Schematic view of the electrocircuit model on the skew structure.

Figure 4

Broadening of the working frequency due to a skew structure based on the simple model. (a) Dependences of $F^{\text{LPF}}$ and $F^{\text{HPF}}$ on $f$. (b) Dependence of $F^{\text{BPF}}$ on $f$. (c) Dependence of $F^{\text{max}}{d}_H/d_0$ on $d_w$. (d) Dependences of $f^{\text{LPF}}$ and $f^{\text{HPF}}$ on $d_w$.

Figure 5

Dependences of $h$ on $t$ for structures A to C. Here, lines show the theoretical results using Eq. (15), whereas characters show the experimental results. In (a), (c), and (e), $h_{\text{max}}^{\text{theory}}$ becomes large as $V_0$ increases.
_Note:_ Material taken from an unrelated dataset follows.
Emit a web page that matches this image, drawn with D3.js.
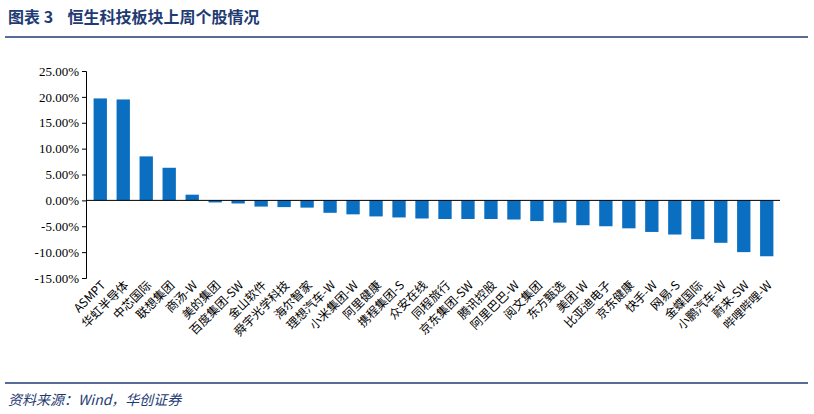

In (b), (d), and (f), thin (thick) lines denote $f=10$ to 1000 Hz ($f=10$ to 100 kHz) and the width of dots becomes larger as $f$ becomes larger. (a, c, e) Dependences of $h$ on $t$ for structures A, B, and C, respectively, at $f=100$ Hz. (b, d, f) Dependences of $h$ on $t$ for structures A, B, and C, respectively, at $V_0=20$ V.

Figure 6

Dependences of $h$ and $u_a$ on $V_0$ and $f$ for structures A to C. Here, a line shows the theoretical results using Eqs. (9) and (13), whereas characters show the experimental results using the image processing method and Eq. (10). (a, c) Dependences of $h_{\text{max}}$ and $u_a$, respectively, on $V_0$ at $f=100$ Hz. (b, d) Dependences of $h_{\text{max}}$ and $u_a$, respectively, on $f_0$ at $V=20$ V.